When doing a character bio the trickiest thing to do is to create an area of misunderstanding or misguided belief in your protagonist, (the one who changes the most) and in your antagonists (the characters who obstruct, impede, challenge, love, hate, annoy and generally impact the protagonist.) It means you have to know the difference between what they actually need, and what they believe they need. They need to believe that if only they had this, or were that, or could get the other, or weren’t this that or the other, then their worlds would be hunky dory and they wouldn’t have any problems. This barking up the wrong tree is the basis of all desire in your characters, and desire is the motive energy behind all action.
This is where the next question comes in:
What does the protagonist think will happen if he/she doesn’t get what they want?
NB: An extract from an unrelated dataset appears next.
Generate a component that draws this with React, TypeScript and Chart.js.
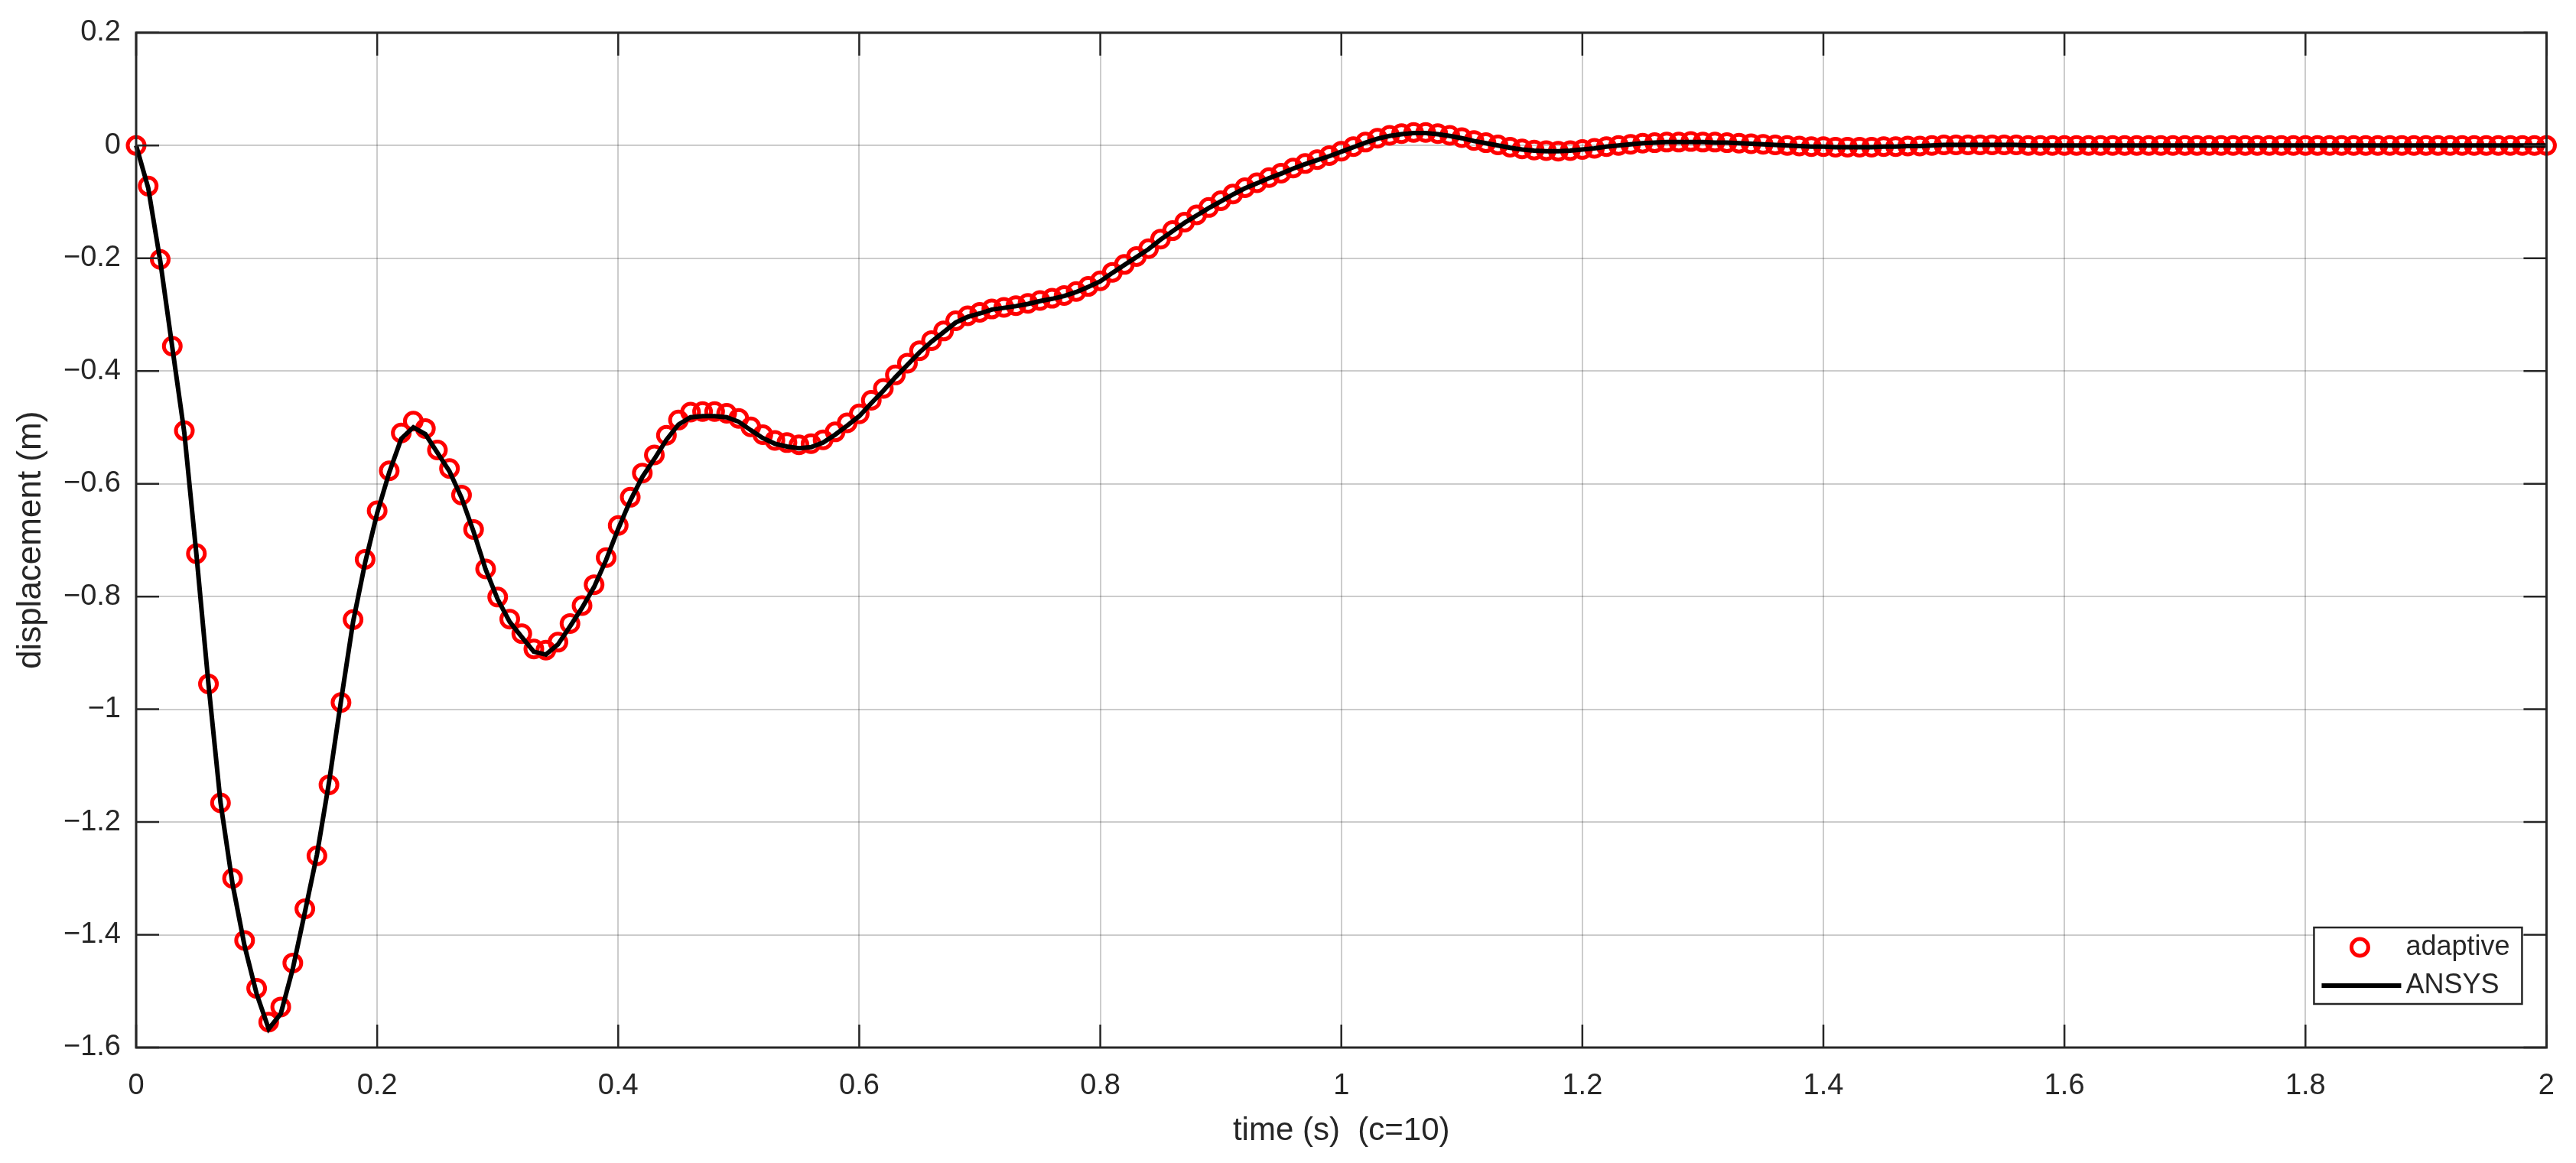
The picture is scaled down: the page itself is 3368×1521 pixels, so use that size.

In books (and to a much greater extent in movies) your protagonist needs to want something really badly. They want it more than we do. In our lives we make compromises. We usually follow the path of least resistance because we can’t endure the conflict. We generally want easy lives. In stories, characters want stuff so badly that they actually go about getting it, doing whatever it takes to get it, in ways we probably wouldn’t. If a protagonist doesn’t want something badly enough, he or she won’t do anything about trying to get it, and then there won’t be any story.
A “play” with the words “want” and “need” and “think you need”:
But when your character reaches the climax of the story, will he actually get what he thought he needed? Maybe so. But maybe not. Here’s where the epiphany comes in. It’s the realization that at the final moment the character has been fighting for, working toward, racing forward, jumping over highways and byways to get to…Maybe it was what he wanted, but maybe there’s something that he needed but he didn’t realize that he needed it, but now that he has achieved the end goal, he just may get what he needs, as opposed to what he thought he needed!!
So when you are creating your character, he/she must have a history that is not perfect by any means. There are triumphs and there are flaws; highs and lows; good days and bad. You need to describe these in as much detail as you can. Make pages of this information. Have fun. What did your character have for breakfast when he/she was little? Where did he/she live? Describe the house/apartment/street. Maybe your character lived in a shelter. Describe. Did your character go to school? If not, what did he/she do during childhood? Maybe like Charles Dickens’ Oliver, he stole for a living and lived under the thumb of a ruthless Fagan character. Maybe your character was an orphan. Maybe from a family of ten. Were they religious? Did they go to a house of worship with their family? Or did the parents send the kids and stay home? Or did the parents go and leave the kids home? Was your character rich, poor, or somewhere in-between?
Describe the neighborhood, town, country where your character grew up.
Describe physical and emotional characteristics, including age.
** Note:All characters in your story should have a bio. The main character (protagonist) and the antagonist and the point of view character will get the widest amount of attention. Round them out and make them as real as possible. Try to employ empathy when creating them. Get into their skin!! If they did something that was unusual that was not something you would have done, it is important to go with this. This character is not you. This character has a life of his/her own.
** Come up with some very high and some very low points of each character’s “back story.”Sometimes, people say that “a certain high point” or “low point” defined them for the rest of their life. Whether or not this ends up being true, the character may think or believe this!